> **Given exercise**
Repeat word for word the lines from the top of the records through the line containing "ax = fig.add_axes([0.073, 0.180, 0.927, 0.7826])", and skip the pictures.

> **Provided information**
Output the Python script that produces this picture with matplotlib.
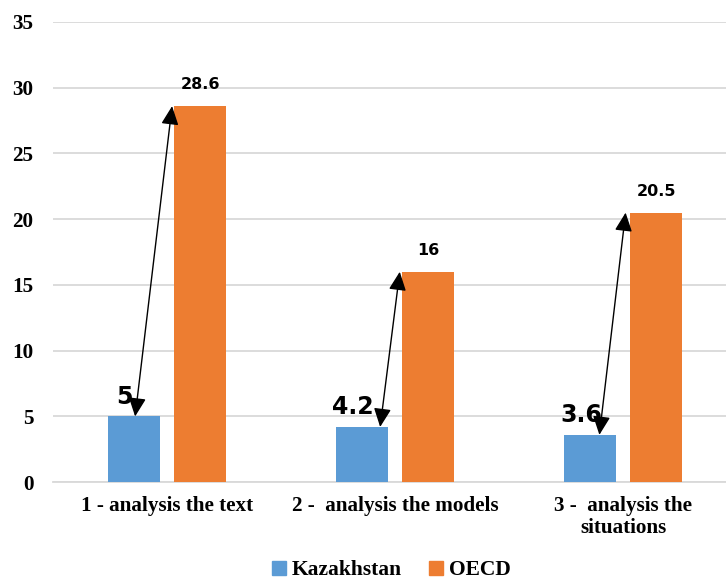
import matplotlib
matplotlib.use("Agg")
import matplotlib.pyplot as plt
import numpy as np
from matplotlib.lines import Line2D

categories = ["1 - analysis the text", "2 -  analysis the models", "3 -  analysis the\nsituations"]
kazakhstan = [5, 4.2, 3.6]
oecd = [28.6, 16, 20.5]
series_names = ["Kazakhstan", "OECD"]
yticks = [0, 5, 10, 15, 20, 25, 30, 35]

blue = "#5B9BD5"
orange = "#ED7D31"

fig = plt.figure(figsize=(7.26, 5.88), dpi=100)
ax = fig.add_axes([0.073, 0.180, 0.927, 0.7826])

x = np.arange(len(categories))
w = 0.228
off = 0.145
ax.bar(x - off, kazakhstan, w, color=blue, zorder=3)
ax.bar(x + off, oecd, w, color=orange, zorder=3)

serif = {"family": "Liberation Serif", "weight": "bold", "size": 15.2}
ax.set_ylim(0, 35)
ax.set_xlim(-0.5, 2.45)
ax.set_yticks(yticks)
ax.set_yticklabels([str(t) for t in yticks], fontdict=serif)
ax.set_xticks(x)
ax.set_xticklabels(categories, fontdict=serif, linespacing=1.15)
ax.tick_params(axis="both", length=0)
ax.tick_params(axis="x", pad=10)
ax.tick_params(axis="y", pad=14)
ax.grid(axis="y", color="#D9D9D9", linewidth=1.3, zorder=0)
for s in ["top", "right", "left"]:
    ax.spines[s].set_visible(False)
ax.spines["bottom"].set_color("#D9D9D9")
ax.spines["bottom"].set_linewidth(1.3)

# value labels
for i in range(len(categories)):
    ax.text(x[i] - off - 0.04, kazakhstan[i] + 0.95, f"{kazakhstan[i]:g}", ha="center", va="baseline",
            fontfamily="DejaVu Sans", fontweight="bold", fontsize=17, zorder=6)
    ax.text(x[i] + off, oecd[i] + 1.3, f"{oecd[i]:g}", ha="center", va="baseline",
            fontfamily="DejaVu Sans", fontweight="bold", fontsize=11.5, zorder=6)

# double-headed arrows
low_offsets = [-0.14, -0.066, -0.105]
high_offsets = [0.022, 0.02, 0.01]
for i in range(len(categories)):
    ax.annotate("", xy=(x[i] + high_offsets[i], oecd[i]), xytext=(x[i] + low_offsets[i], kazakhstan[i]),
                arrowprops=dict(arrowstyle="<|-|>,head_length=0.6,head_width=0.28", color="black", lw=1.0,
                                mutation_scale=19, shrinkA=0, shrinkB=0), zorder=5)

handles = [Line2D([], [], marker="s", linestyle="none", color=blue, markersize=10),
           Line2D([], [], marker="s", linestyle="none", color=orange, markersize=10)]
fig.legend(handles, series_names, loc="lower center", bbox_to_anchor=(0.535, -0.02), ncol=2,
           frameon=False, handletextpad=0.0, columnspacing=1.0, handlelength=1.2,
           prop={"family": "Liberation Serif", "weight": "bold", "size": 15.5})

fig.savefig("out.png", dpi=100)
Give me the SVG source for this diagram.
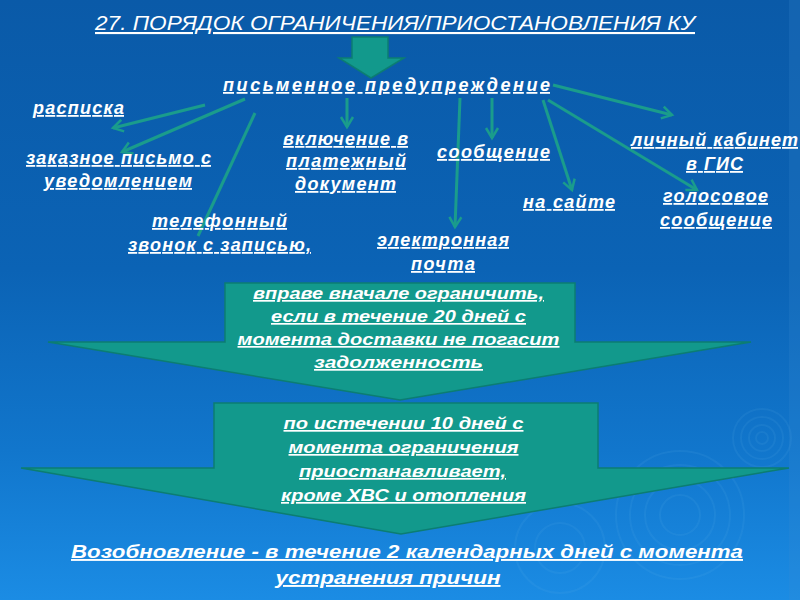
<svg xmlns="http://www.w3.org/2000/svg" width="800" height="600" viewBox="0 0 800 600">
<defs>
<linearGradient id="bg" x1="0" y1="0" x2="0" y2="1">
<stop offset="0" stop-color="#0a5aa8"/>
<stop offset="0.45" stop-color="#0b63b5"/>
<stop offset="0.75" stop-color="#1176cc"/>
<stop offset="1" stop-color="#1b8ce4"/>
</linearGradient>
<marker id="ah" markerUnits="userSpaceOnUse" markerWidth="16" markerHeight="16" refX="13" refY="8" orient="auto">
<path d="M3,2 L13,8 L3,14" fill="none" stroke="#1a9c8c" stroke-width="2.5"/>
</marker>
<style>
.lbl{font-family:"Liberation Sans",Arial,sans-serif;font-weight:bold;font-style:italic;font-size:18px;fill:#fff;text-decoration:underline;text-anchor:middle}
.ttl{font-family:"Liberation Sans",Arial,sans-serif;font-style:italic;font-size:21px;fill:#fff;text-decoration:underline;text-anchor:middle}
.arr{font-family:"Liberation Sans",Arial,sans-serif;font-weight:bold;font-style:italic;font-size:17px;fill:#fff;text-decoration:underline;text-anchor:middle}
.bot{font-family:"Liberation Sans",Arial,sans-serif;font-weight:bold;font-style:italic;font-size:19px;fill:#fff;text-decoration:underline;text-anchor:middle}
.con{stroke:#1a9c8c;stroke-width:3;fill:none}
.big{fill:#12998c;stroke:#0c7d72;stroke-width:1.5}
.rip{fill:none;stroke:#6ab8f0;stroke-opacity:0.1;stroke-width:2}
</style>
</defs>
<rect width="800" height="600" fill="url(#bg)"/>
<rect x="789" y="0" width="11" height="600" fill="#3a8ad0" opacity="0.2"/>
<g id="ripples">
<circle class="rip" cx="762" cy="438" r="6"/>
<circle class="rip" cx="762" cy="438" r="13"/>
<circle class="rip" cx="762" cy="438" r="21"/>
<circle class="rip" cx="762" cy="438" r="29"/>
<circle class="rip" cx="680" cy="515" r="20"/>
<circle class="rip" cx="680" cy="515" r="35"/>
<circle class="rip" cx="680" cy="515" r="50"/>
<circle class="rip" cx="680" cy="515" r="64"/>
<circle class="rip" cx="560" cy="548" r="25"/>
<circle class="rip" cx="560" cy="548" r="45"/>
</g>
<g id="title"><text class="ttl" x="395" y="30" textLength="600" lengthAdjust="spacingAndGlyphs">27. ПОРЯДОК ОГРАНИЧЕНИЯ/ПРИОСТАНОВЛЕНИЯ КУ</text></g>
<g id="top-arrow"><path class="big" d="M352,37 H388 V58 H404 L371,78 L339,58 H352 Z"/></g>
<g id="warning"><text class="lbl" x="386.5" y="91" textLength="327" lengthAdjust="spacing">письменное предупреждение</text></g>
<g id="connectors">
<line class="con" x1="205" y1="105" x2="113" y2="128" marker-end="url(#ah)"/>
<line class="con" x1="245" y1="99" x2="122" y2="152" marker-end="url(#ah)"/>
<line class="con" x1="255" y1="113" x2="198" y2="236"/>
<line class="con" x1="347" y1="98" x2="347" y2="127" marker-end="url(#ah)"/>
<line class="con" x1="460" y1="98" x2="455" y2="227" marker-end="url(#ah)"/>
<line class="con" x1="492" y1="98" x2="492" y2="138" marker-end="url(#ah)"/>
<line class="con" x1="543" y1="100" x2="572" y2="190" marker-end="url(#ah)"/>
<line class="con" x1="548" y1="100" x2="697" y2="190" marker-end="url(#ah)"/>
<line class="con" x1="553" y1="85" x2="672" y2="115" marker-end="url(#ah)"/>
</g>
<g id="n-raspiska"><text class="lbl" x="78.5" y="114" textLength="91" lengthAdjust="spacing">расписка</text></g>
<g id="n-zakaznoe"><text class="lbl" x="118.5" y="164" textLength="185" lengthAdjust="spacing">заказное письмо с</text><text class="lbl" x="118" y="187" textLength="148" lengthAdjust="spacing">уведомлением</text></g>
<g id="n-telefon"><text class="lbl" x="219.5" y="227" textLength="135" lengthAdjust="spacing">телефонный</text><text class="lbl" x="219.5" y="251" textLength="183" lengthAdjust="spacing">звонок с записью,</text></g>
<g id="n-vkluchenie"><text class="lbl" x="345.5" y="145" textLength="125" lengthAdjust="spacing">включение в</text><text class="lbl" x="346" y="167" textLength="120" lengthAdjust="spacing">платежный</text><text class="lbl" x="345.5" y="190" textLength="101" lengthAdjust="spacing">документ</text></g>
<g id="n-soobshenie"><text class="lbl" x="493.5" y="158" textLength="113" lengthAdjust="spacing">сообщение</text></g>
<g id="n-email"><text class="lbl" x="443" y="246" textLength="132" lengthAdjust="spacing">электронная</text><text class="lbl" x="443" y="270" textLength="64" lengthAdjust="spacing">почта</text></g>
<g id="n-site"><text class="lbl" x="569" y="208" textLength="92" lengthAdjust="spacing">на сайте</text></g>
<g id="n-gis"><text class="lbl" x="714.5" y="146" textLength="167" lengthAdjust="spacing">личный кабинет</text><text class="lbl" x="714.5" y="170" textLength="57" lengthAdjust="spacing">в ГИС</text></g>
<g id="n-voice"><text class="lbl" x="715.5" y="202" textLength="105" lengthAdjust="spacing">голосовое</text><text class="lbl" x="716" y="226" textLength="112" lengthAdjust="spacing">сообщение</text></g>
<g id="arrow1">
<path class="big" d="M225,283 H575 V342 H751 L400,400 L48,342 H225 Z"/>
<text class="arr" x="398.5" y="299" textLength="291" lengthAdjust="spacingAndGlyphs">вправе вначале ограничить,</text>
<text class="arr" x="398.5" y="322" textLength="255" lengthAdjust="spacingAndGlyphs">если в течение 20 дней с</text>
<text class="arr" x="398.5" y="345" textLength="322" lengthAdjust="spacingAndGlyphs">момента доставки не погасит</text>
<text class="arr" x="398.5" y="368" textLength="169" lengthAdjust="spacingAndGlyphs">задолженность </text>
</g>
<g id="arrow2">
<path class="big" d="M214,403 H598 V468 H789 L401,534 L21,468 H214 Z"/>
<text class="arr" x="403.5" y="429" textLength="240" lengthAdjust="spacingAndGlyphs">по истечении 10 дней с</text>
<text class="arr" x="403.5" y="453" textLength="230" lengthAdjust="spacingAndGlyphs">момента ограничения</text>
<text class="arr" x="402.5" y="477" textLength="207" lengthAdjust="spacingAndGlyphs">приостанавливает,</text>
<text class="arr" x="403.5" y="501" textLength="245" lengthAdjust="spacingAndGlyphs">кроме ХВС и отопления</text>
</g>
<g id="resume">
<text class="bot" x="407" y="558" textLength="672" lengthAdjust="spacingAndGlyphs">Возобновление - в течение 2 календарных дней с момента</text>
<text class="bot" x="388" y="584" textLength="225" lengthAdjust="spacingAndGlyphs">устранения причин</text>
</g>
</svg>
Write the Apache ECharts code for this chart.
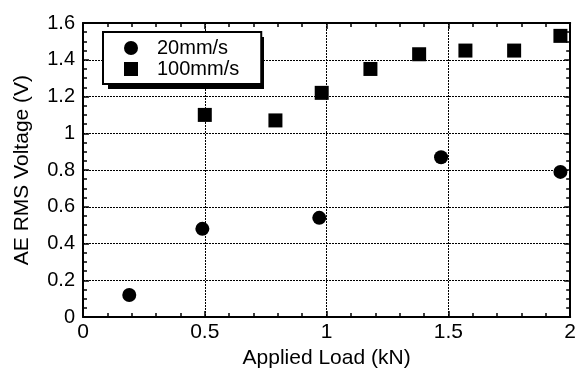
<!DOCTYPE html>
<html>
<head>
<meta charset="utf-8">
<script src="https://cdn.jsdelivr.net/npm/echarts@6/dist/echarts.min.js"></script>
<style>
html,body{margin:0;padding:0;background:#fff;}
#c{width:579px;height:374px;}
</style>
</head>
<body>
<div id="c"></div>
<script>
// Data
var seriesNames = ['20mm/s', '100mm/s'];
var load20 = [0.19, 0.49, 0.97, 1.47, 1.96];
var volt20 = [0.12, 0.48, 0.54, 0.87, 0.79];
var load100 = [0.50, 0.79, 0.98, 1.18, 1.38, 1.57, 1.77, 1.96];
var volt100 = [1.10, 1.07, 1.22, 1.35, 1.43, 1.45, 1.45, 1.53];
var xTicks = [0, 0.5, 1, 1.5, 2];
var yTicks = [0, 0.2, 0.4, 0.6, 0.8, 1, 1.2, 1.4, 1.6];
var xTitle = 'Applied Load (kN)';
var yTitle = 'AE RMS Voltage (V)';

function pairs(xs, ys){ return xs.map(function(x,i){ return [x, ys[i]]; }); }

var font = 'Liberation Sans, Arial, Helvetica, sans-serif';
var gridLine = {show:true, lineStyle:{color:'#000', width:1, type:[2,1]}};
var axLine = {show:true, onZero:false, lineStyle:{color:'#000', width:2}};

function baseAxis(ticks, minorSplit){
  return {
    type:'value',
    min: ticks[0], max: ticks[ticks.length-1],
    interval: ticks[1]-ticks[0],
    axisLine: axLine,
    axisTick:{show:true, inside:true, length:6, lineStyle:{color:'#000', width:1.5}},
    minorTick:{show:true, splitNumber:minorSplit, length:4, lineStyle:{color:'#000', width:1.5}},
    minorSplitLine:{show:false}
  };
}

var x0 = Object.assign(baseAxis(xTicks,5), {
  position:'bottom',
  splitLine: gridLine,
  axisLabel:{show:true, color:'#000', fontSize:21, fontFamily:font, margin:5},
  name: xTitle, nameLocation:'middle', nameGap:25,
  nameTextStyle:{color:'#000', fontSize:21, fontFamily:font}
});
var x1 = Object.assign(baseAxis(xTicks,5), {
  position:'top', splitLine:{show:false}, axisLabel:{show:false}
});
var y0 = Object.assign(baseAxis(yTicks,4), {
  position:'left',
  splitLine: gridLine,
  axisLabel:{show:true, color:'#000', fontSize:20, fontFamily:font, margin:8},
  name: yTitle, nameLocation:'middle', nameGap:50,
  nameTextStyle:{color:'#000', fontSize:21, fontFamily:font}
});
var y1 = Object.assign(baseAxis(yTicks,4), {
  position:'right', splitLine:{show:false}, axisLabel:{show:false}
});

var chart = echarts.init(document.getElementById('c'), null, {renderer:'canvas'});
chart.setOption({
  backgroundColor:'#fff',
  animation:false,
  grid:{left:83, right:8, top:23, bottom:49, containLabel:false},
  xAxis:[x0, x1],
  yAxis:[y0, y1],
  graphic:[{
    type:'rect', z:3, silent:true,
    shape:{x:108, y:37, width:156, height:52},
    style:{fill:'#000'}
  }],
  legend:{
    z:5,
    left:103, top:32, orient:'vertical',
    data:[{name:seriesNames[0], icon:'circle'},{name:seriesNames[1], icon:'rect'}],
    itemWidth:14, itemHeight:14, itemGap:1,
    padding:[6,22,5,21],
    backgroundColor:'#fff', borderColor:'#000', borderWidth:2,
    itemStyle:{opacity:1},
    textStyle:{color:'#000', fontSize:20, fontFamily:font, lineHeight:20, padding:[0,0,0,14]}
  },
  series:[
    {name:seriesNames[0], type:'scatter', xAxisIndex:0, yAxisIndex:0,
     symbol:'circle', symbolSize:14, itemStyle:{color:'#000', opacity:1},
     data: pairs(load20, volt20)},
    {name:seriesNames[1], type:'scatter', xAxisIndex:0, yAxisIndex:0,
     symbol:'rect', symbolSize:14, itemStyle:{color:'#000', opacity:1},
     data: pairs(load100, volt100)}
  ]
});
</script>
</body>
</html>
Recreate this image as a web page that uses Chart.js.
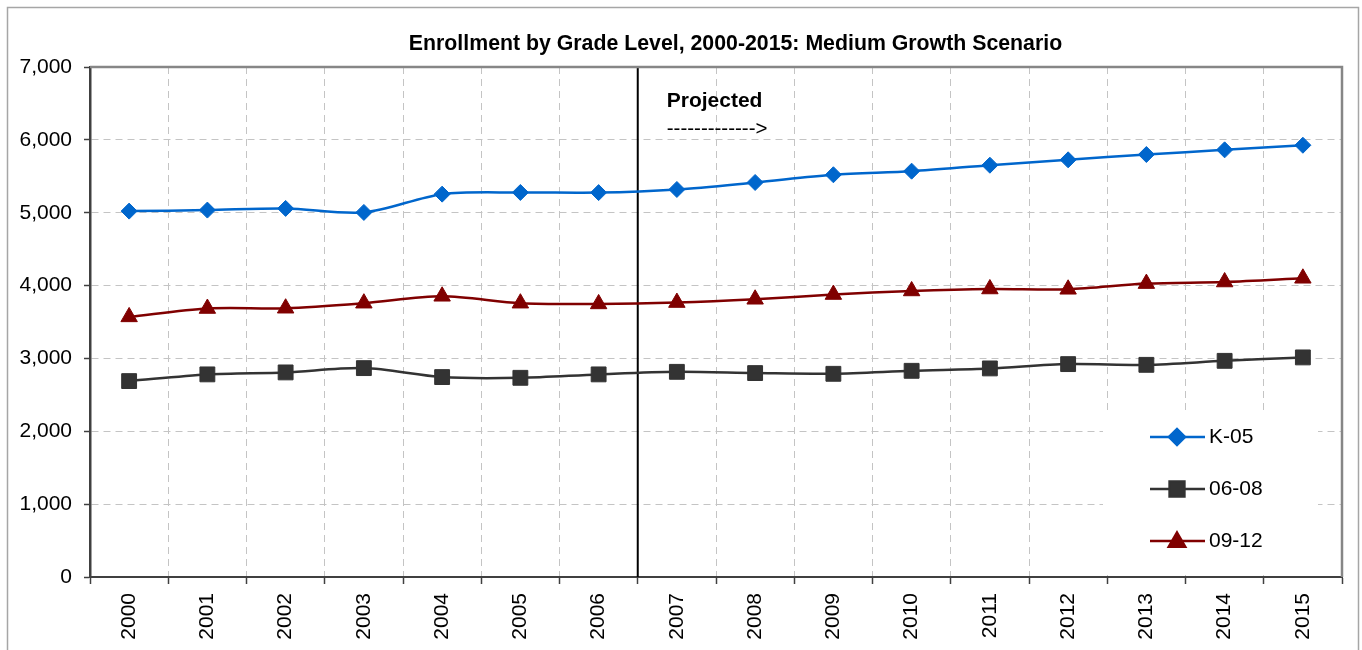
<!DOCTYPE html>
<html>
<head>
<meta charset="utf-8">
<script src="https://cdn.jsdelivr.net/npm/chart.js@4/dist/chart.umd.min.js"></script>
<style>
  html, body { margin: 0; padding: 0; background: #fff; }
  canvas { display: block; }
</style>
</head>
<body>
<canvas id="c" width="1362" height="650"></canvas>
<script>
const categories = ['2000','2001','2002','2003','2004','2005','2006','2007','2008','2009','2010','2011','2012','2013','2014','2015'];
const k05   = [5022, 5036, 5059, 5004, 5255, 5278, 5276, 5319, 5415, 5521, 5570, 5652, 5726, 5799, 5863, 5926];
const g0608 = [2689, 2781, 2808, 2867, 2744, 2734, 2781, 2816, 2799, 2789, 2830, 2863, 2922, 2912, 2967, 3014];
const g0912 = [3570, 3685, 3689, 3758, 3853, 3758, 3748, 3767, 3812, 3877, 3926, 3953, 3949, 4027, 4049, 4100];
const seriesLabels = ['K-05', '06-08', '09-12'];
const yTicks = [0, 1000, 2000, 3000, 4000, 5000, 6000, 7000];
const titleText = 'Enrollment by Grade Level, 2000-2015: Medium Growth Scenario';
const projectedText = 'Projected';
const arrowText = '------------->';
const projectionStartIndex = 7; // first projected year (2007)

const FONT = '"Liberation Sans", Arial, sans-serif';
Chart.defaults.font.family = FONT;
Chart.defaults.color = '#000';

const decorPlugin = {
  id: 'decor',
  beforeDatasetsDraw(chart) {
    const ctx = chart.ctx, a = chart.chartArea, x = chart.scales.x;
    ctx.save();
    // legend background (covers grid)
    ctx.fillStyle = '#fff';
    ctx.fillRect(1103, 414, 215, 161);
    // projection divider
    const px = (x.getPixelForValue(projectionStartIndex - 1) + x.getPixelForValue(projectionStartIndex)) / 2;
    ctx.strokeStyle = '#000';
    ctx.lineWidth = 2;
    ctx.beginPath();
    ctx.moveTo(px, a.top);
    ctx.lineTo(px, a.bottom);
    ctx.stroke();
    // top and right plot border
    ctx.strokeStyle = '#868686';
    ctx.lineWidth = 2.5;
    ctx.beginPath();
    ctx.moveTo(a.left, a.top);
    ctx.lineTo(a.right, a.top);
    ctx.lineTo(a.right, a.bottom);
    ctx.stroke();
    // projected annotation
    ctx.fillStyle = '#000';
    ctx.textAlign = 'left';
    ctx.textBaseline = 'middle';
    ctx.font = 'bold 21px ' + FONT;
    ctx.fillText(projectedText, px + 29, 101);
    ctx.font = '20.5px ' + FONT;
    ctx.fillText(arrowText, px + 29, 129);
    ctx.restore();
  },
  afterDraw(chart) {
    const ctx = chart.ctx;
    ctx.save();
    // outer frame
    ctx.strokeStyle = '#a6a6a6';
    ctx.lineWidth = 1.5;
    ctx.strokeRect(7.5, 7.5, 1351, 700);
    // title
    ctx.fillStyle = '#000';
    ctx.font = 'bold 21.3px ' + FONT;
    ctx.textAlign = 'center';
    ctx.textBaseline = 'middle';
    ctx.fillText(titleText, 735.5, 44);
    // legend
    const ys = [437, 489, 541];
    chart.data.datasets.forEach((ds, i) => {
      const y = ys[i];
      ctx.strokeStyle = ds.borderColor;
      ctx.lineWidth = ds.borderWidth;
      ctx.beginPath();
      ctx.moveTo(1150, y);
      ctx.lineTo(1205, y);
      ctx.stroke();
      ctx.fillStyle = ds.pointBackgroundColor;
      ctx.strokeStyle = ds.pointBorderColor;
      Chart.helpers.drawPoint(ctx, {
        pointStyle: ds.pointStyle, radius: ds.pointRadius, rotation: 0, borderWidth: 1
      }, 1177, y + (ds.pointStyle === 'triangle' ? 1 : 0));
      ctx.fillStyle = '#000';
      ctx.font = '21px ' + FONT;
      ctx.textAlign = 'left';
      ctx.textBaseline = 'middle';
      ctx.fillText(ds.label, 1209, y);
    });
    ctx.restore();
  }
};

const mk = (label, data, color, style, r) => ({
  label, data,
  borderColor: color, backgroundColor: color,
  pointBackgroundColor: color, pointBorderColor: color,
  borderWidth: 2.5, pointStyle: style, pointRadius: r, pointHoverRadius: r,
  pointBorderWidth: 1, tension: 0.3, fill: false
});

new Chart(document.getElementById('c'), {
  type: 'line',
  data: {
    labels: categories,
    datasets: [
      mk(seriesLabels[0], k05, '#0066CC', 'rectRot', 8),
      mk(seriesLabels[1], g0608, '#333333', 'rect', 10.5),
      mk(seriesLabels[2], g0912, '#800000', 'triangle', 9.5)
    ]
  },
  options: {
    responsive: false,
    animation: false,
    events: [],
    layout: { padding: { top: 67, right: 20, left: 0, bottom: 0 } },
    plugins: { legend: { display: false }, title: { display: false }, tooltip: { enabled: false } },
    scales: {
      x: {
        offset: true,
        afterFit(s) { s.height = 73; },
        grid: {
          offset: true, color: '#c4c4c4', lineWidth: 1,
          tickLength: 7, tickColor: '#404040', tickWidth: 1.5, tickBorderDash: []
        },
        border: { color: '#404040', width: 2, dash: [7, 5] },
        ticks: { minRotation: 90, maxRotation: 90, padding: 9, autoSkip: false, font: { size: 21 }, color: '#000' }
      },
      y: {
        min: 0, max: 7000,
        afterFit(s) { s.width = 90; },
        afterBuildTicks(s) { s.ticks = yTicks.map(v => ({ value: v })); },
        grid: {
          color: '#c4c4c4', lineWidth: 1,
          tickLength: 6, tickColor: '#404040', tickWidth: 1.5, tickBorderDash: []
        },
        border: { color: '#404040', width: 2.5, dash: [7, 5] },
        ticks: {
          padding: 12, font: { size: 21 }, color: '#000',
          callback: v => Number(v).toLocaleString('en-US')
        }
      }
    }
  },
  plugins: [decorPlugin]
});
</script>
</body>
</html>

> **Final answer**
Output the Python script that produces this picture with matplotlib.
import matplotlib
matplotlib.use("Agg")
import matplotlib.pyplot as plt
import numpy as np
from matplotlib.lines import Line2D

categories = ["1 - analysis the text", "2 -  analysis the models", "3 -  analysis the\nsituations"]
kazakhstan = [5, 4.2, 3.6]
oecd = [28.6, 16, 20.5]
series_names = ["Kazakhstan", "OECD"]
yticks = [0, 5, 10, 15, 20, 25, 30, 35]

blue = "#5B9BD5"
orange = "#ED7D31"

fig = plt.figure(figsize=(7.26, 5.88), dpi=100)
ax = fig.add_axes([0.073, 0.180, 0.927, 0.7826])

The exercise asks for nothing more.